VANCOUVER ( Dow Jones ) --Goldcorp Inc. ( GG ) shares are up 9.9% Thursday after Glamis Gold Ltd. offered 0.89 of a share for each Goldcorp share, potentially derailing Goldcorp's friendly plan to acquire Wheaton River Minerals Ltd. ( WHT ) .
Glamis said it has been negotiating in the past year with Goldcorp, and made the same share-exchange offer to Goldcorp a few weeks ago, but it was rejected in late November. Goldcorp announced plans Dec. 5 to buy Wheaton River in a share swap.
On a conference call, Glamis officials said their understanding is that Goldcorp's independent board committee was in favor of Glamis's bid, but that it was rejected by the entire Goldcorp board.

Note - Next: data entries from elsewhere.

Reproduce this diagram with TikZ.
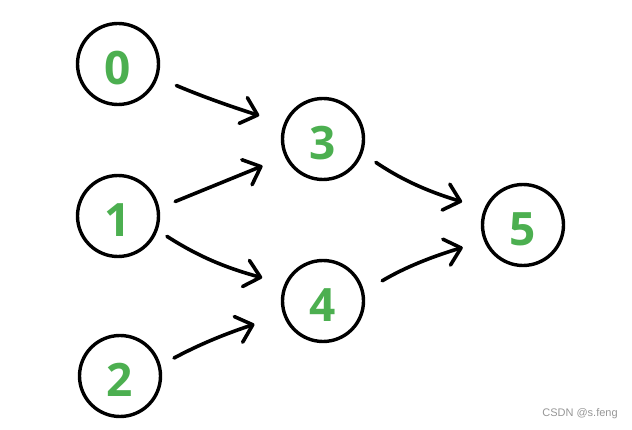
\documentclass[tikz,border=0pt]{standalone}
\usepackage{fontspec}
\setmainfont{Open Sans}
\newfontfamily\wmfont{Liberation Sans}
\usetikzlibrary{arrows.meta,bending}
\definecolor{numgreen}{RGB}{76,175,80}
\definecolor{wmgray}{RGB}{150,150,150}
\begin{document}
\begin{tikzpicture}[x=1pt,y=-1pt,
  vtx/.style={circle,draw,line width=3.4pt,minimum size=81pt,inner sep=0pt,
    font=\fontsize{46}{46}\selectfont\bfseries,text=numgreen,
    text height=41pt,text depth=0pt},
  edge/.style={line width=3.6pt,line cap=round,line join=round,
    -{Straight Barb[length=15pt,width=27pt,line cap=round,line join=round]}},
  wmark/.style={font=\wmfont\fontsize{11}{11}\selectfont,text=wmgray,inner sep=0pt}]
\useasboundingbox (0,0) rectangle (632,430);
\node[vtx] (n0) at (118,64) {0};
\node[vtx] (n1) at (118,216) {1};
\node[vtx] (n2) at (120,376) {2};
\node[vtx] (n3) at (323,139) {3};
\node[vtx] (n4) at (323,301) {4};
\node[vtx] (n5) at (523,225) {5};
\draw[edge, shorten <=20pt, shorten >=27pt] (n0.-19) to[bend right=3] (n3.158);
\draw[edge, shorten <=17pt, shorten >=24pt] (n1.11) to (n3.205);
\draw[edge, shorten <=11pt, shorten >=24pt] (n1.-20) to[bend right=10] (n4.155);
\draw[edge, shorten <=15pt, shorten >=32pt] (n2.15) to[bend left=6] (n4.200);
\draw[edge, shorten <=16pt, shorten >=24pt] (n3.-20) to[bend right=10] (n5.156);
\draw[edge, shorten <=21pt, shorten >=23pt] (n4.13) to[bend left=8] (n5.203);
\node[wmark] (wm) at (580,414) {CSDN @s.feng};
\end{tikzpicture}
\end{document}
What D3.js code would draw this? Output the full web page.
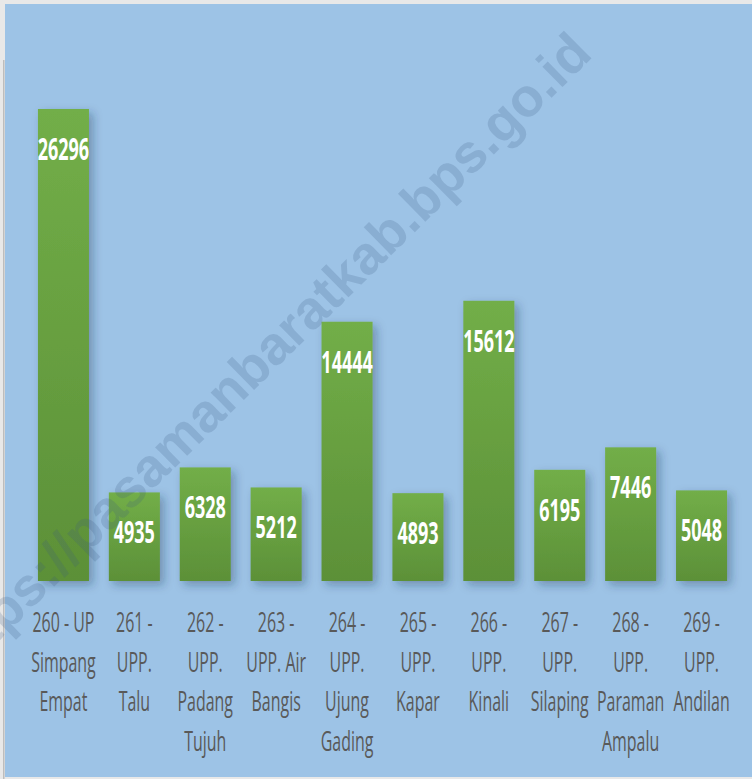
<!DOCTYPE html>
<html>
<head>
<meta charset="utf-8">
<script src="https://cdn.jsdelivr.net/npm/d3@7"></script>
<style>
  html, body { margin: 0; padding: 0; background: #ffffff; }
  svg { display: block; }
</style>
</head>
<body>
<div id="chart"></div>
<script>
// ---- data ----
const categories = [
  "260 - UP Simpang Empat",
  "261 - UPP. Talu",
  "262 - UPP. Padang Tujuh",
  "263 - UPP. Air Bangis",
  "264 - UPP. Ujung Gading",
  "265 - UPP. Kapar",
  "266 - UPP. Kinali",
  "267 - UPP. Silaping",
  "268 - UPP. Paraman Ampalu",
  "269 - UPP. Andilan"
];
const categoryLines = [
  ["260 - UP", "Simpang", "Empat"],
  ["261 -", "UPP.", "Talu"],
  ["262 -", "UPP.", "Padang", "Tujuh"],
  ["263 -", "UPP. Air", "Bangis"],
  ["264 -", "UPP.", "Ujung", "Gading"],
  ["265 -", "UPP.", "Kapar"],
  ["266 -", "UPP.", "Kinali"],
  ["267 -", "UPP.", "Silaping"],
  ["268 -", "UPP.", "Paraman", "Ampalu"],
  ["269 -", "UPP.", "Andilan"]
];
const values = [26296, 4935, 6328, 5212, 14444, 4893, 15612, 6195, 7446, 5048];
const yMax = 30000;
const watermark = "https://pasamanbaratkab.bps.go.id";

// ---- layout ----
const W = 752, H = 779;
const plotLeft = 28, plotRight = 737, plotBottom = 581, plotTop = 42.5;

const svg = d3.select("#chart").append("svg")
  .attr("width", W).attr("height", H);

const defs = svg.append("defs");
const grad = defs.append("linearGradient")
  .attr("id", "barGrad").attr("x1", 0).attr("y1", 0).attr("x2", 0).attr("y2", 1);
grad.append("stop").attr("offset", "0%").attr("stop-color", "#72AE48");
grad.append("stop").attr("offset", "100%").attr("stop-color", "#5C9038");

const shadow = defs.append("filter").attr("id", "shadow")
  .attr("x", "-30%").attr("y", "-10%").attr("width", "160%").attr("height", "130%");
shadow.append("feDropShadow")
  .attr("dx", 4).attr("dy", 4).attr("stdDeviation", 5)
  .attr("flood-color", "#1f3550").attr("flood-opacity", 0.35);

// frame
svg.append("rect").attr("x", 0).attr("y", 0).attr("width", W).attr("height", H)
  .attr("fill", "#E8E8E8");
svg.append("rect").attr("x", 3).attr("y", 60).attr("width", 1.5).attr("height", H - 60)
  .attr("fill", "#BDBDBD");
svg.append("rect").attr("x", 5).attr("y", 4).attr("width", W - 5).attr("height", 773)
  .attr("fill", "#9DC3E6");

const x = d3.scaleBand()
  .domain(categories)
  .range([plotLeft, plotRight])
  .paddingInner(0.28)
  .paddingOuter(0.14);

const y = d3.scaleLinear()
  .domain([0, yMax])
  .range([plotBottom, plotTop]);

// bars
svg.append("g")
  .selectAll("rect")
  .data(values)
  .join("rect")
  .attr("x", (d, i) => x(categories[i]))
  .attr("y", d => y(d))
  .attr("width", x.bandwidth())
  .attr("height", d => y(0) - y(d))
  .attr("fill", "url(#barGrad)")
  .attr("filter", "url(#shadow)");

// value labels
const sxVal = 0.58;
svg.append("g")
  .selectAll("text")
  .data(values)
  .join("text")
  .attr("transform", (d, i) =>
    `translate(${x(categories[i]) + x.bandwidth() / 2},${y(d) + 51}) scale(${sxVal},1)`)
  .attr("text-anchor", "middle")
  .attr("font-family", "'Open Sans', 'Noto Sans', sans-serif")
  .attr("font-weight", 700)
  .attr("font-size", 31)
  .attr("fill", "#ffffff")
  .text(d => d);

// category labels
const sxCat = 0.6;
const catG = svg.append("g");
categoryLines.forEach((lines, i) => {
  const cx = x(categories[i]) + x.bandwidth() / 2;
  lines.forEach((ln, j) => {
    catG.append("text")
      .attr("transform", `translate(${cx},${632 + j * 39.5}) scale(${sxCat},1)`)
      .attr("text-anchor", "middle")
      .attr("font-family", "'Open Sans', 'Noto Sans', sans-serif")
      .attr("font-size", 26.6)
      .attr("fill", "#595959")
      .text(ln);
  });
});

// watermark
svg.append("text")
  .attr("transform", "translate(594,56) rotate(-44.5)")
  .attr("text-anchor", "end")
  .attr("font-family", "'Liberation Sans', Arial, sans-serif")
  .attr("font-weight", 700)
  .attr("font-size", 54)
  .attr("fill", "rgb(60,90,130)")
  .attr("fill-opacity", 0.2)
  .text(watermark);
</script>
</body>
</html>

Glamis decided to present the offer directly to Goldcorp shareholders, Glamis president and chief executive Kevin McArthur said.
When asked by one analyst if Glamis wasn't just acting as "spoiler" in the Goldcorp-Wheaton deal, McArthur said: "We look at Wheaton River being the spoiler."
Wheaton chief executive Ian Telfer "was well aware that there was a process going here," and the Goldcorp-Wheaton deal happened out of the blue, after there had been negotiations between Glamis and Goldcorp, McArthur said.
Glamis doesn't have any commitments from major Goldcorp shareholders to tender their shares, but McArthur said he has talked to many who are supportive.
He said he hopes Goldcorp allows its shareholders time to consider the offer.
Glamis had done due diligence on two occasions on Goldcorp's Red Lake mine in northwestern Ontario, "and we certainly liked what we saw," McArthur said.
If its bid is successful, the resulting entity would have a seasoned management team "from both sides;" a low-risk operational base with four mines, in Ontario, Nevada, Mexico and Guatemala; and the deal would remove Goldcorp's single-mine risk, McArthur noted.
Future acquisitions would likely also be in the Americas, he said.
With more than 1 million ounces of unhedged gold production and no base-metals production, the combined Glamis-Goldcorp entity would offer a "clear" alternative to the senior gold producers, and would have the trading liquidity of a senior stock, McArthur said.
Both companies "believe in gold," McArthur said, but he declined to say whether the new entity would hold back some gold production from sale, as Goldcorp does. "I'm frankly supportive of it," McArthur said of the practice, adding that he wanted to get feedback from shareholders. "I think it ( gold ) is going higher and I think it's a good idea," McArthur said.
In a brief research note, UBS analyst Tony Lesiak said Glamis is using its higher stock valuation to make a hostile offer for Goldcorp, which trades at a lower premium to net asset value.
"The 23% premium appears dilutive to Glamis as no synergies can be expected," Lesiak wrote. "The concern is whether it will retain its premium rating."
The key benefit to Goldcorp would be that it will continue as a larger pure-gold play, but with less potential for an upward rerating in the marketplace than it would have with Wheaton River, Lesiak said.
As reported, Glamis said its implied offer for Goldcorp is $17.80 a share, a premium of 27% to Goldcorp's closing price Wednesday of $13.98.
A second Canadian mining analyst said he thinks Goldcorp shareholders will be more amenable to receiving a premium than paying one to acquire Wheaton River.
As for other potential bidders emerging for Goldcorp, this analyst said there have been long-standing quesions about whether Placer Dome Inc. ( PDG ) , which operates the Campbell mine beside Goldcorp's Red Lake mine in northern Ontario, would make a move to acquire Goldcorp. "Placer has always been one that's kicking around, and I wouldn't discount that," the second analyst said. "The last year for M&A in the gold world has been an absolute crazy one, so anything can happen at this point," the analyst said.
But on the call, Glamis CEO McArthur said "we're unaware of any senior companies in this process, we have good intelligence that they aren't in the process and time will tell on that."
Glamis said its offer for Goldcorp is conditional on no deal being struck between Goldcorp and Wheaton River Minerals, among other items.